If I have two files with DNA sequences and everything is in order (IDs so finding the correct sequence is easy), how do I just merge the two lines into 1 consensus? My example below (not using DNA sequences so it's easier to read)
Note: all ids are identical in the same order, and the length of the sequences are the same. For example if I have file A with:
>id1
THISISA-----
>id2
HELLO-------
>id3
TESTTESTTEST
And a second file B with:
>id1
-------TEST!
>id2
-----WORLD!!
>id3
TESTTESTTEST
My ideal output is simply (in a new file C):
>id1
THISISATEST!
>id2
HELLOWORLD!!
>id3
TESTTESTTEST
I am terrible with strings in python, and so far I've just managed to open each file with readlines and save the content. Essentially, gaps are identified with "-" and if there is a character in either file that can replace the hyphen, I want it to do that.

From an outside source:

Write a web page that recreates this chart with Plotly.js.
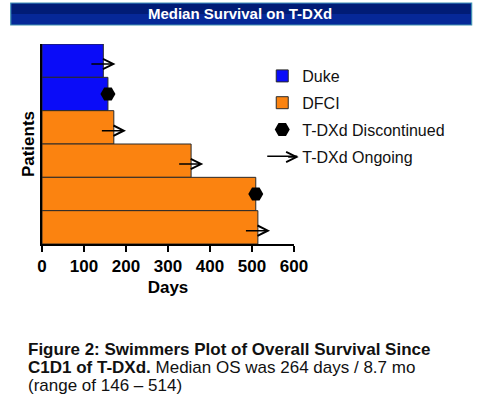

Just tips on how to start is appreciated, I don't have code to provide other than:
import os
import sys
file1 = sys.argv[1]
file2 = sys.argv[2]
file1_seqs = []
file1_ids = []
with open(file1, "r") as f1:
content1 = f1.readlines()
for i in range(len(content1)):
if i % 2 == 1: # get the DNA sequence
msa1_seqs.append(content1[i])
else:
msa1_ids.append(content1[i])
Repeated the above code to open the second file (file2) and kept the text in lists msa2_seqs and msa2_ids. Now I am just stuck in trying to call the write elements at the same time so I can create another loop to change "-" into characters if any other character exists.